* THE EXERCISE
Print nothing but the lines from the start of the listing below through the line that contains "(12,6) -- (12,563);". Do not include the pictures.

* MATERIAL
————

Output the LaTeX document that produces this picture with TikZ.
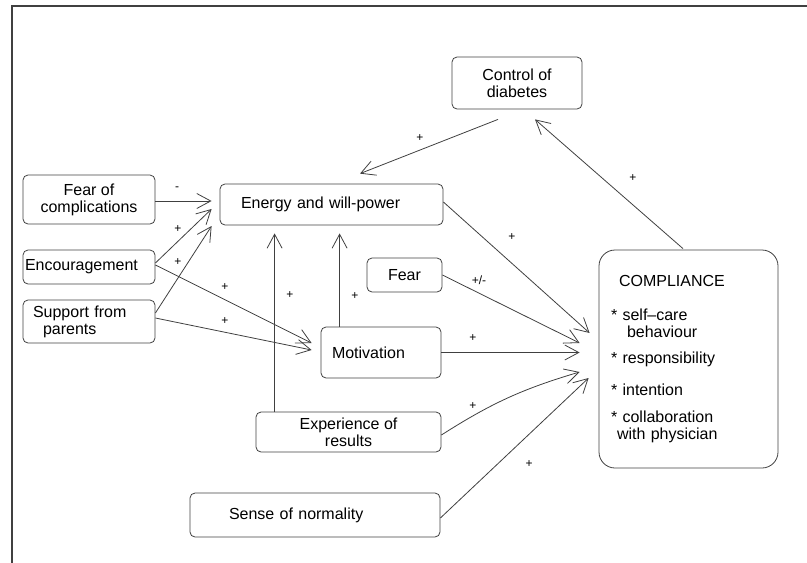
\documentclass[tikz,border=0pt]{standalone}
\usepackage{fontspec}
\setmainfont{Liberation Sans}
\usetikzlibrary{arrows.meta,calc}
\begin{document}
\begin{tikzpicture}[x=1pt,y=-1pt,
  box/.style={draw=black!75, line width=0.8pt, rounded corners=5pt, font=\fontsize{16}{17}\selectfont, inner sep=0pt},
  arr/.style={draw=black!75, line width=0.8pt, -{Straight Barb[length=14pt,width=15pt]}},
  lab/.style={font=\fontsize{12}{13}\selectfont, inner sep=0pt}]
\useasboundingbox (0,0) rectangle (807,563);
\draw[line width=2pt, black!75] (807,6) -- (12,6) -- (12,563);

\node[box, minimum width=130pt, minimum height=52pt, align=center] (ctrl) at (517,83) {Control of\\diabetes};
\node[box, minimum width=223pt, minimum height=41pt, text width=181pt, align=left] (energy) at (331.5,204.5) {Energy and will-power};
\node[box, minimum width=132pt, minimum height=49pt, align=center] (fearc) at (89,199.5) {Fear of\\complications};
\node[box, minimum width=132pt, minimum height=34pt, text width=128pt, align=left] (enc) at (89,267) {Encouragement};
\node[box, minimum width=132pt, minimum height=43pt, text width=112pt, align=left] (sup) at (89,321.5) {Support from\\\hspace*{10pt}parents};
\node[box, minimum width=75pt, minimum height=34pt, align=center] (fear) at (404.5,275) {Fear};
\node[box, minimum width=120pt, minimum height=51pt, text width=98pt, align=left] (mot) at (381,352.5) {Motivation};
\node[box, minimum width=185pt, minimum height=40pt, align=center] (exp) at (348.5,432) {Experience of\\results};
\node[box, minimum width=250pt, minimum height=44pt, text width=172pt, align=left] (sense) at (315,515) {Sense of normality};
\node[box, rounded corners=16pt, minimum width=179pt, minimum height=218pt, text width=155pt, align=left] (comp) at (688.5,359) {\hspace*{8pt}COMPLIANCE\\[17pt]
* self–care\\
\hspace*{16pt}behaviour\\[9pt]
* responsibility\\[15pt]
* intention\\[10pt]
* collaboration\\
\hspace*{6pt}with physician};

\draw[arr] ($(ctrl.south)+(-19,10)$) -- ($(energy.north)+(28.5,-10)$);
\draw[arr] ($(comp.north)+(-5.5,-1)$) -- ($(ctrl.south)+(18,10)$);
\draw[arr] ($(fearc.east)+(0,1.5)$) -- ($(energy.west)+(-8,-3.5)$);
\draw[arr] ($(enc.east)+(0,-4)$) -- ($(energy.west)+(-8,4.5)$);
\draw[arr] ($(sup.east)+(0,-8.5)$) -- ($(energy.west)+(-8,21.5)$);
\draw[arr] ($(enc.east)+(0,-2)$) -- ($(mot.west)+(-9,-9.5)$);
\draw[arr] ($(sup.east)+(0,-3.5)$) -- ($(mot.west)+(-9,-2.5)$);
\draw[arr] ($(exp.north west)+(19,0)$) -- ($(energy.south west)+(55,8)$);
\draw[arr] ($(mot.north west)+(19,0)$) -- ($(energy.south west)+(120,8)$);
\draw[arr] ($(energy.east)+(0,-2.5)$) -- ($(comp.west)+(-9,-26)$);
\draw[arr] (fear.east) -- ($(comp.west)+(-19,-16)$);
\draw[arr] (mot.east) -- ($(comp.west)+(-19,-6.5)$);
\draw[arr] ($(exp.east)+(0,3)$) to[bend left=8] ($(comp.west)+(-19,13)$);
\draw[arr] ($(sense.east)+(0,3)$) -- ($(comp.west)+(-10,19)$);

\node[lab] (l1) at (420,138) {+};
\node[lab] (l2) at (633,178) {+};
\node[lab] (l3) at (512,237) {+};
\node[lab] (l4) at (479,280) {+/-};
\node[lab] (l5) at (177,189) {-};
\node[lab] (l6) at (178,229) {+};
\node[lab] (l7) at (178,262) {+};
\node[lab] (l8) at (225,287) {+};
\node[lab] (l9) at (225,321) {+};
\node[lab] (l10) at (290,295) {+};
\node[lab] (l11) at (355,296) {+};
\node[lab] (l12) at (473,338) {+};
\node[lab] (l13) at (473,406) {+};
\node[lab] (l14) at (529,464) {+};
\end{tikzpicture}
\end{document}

————

* RESPONSE FOR THIS EXERCISE
Output the LaTeX document that produces this picture with TikZ.
\documentclass[tikz,border=0pt]{standalone}
\usepackage{fontspec}
\setmainfont{Liberation Sans}
\usetikzlibrary{arrows.meta,calc}
\begin{document}
\begin{tikzpicture}[x=1pt,y=-1pt,
  box/.style={draw=black!75, line width=0.8pt, rounded corners=5pt, font=\fontsize{16}{17}\selectfont, inner sep=0pt},
  arr/.style={draw=black!75, line width=0.8pt, -{Straight Barb[length=14pt,width=15pt]}},
  lab/.style={font=\fontsize{12}{13}\selectfont, inner sep=0pt}]
\useasboundingbox (0,0) rectangle (807,563);
\draw[line width=2pt, black!75] (807,6) -- (12,6) -- (12,563);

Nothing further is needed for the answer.